Elle s’inscrit dans un type de relation certes complémentaire, mais qui inclut la réciprocité : l’évalué livre son explicitation et son analyse, et, en ce sens, nourrit la réflexion de l’évaluateur, qui, à son tour, livre un feedback à l’évalué.

Evaluateur et évalué coopèrent dans une démarche de compréhension réciproque et partagée (pour l’un, comprendre et apprendre comment l’apprenant prend ses décisions en situation, pour l’autre comprendre et apprendre de la situation).

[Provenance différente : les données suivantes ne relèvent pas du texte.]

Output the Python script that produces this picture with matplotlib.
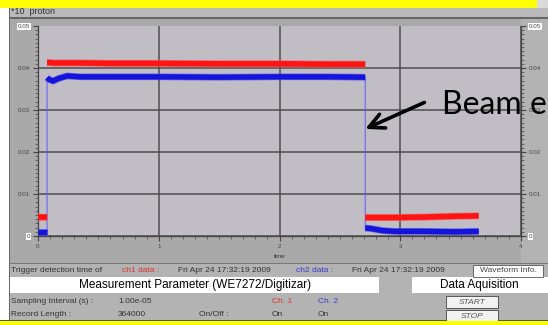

Ce changement concerne alors non seulement la posture de l’évaluateur, mais aussi celle de l’évalué : écoute, échange, partage, réciprocité

 

Quelques exemples d’évaluation coopérative des compétences

 

 

  • Analyse interactive du processus de prise de décision en situation professionnelle propre à l’apprenant 
  • Bilans réguliers et interactifs au cours de l’apprentissage d’une méthodologie à usage professionnel  
  • Bilans en équipe d’apprenants et de formateurs d’une session d’analyse de pratiques  
  • Suivi et bilan partagé de l’élaboration et la conduite par l’apprenant (ou le groupe d’apprenants) d’un projet ou mini projet professionnellement significatif
  • Lors d’un stage, identification par l’apprenant d’une activité significative de la mise en œuvre d’une compétence particulière, gestion de l’activité et de la situation, argumentation, auto évaluation, feedback du formateur

 

L’émergence progressive de ce modèle coopératif d’évaluation, qui apparaît pour l’instant de manière éparse dans les pratiques de formation développées dans les filières de formation aux métiers de la Santé, indique davantage une voie à suivre qu’elle ne propose une démarche et une méthodologie d’évaluation « clefs en mains ».

Elle conduit cependant à modifier certaines représentations, profondément inscrites dans la culture et dans l’imaginaire des évaluateurs.

En ce sens, l’introduction de la « logique compétences » dans les dispositifs de formation aux métiers de la Santé pourrait induire un changement de culture pédagogique, changement bien plus profond que celui lié aux seules modifications d’ordre méthodologique inhérentes à la mise en place d’un nouveau programme d’études.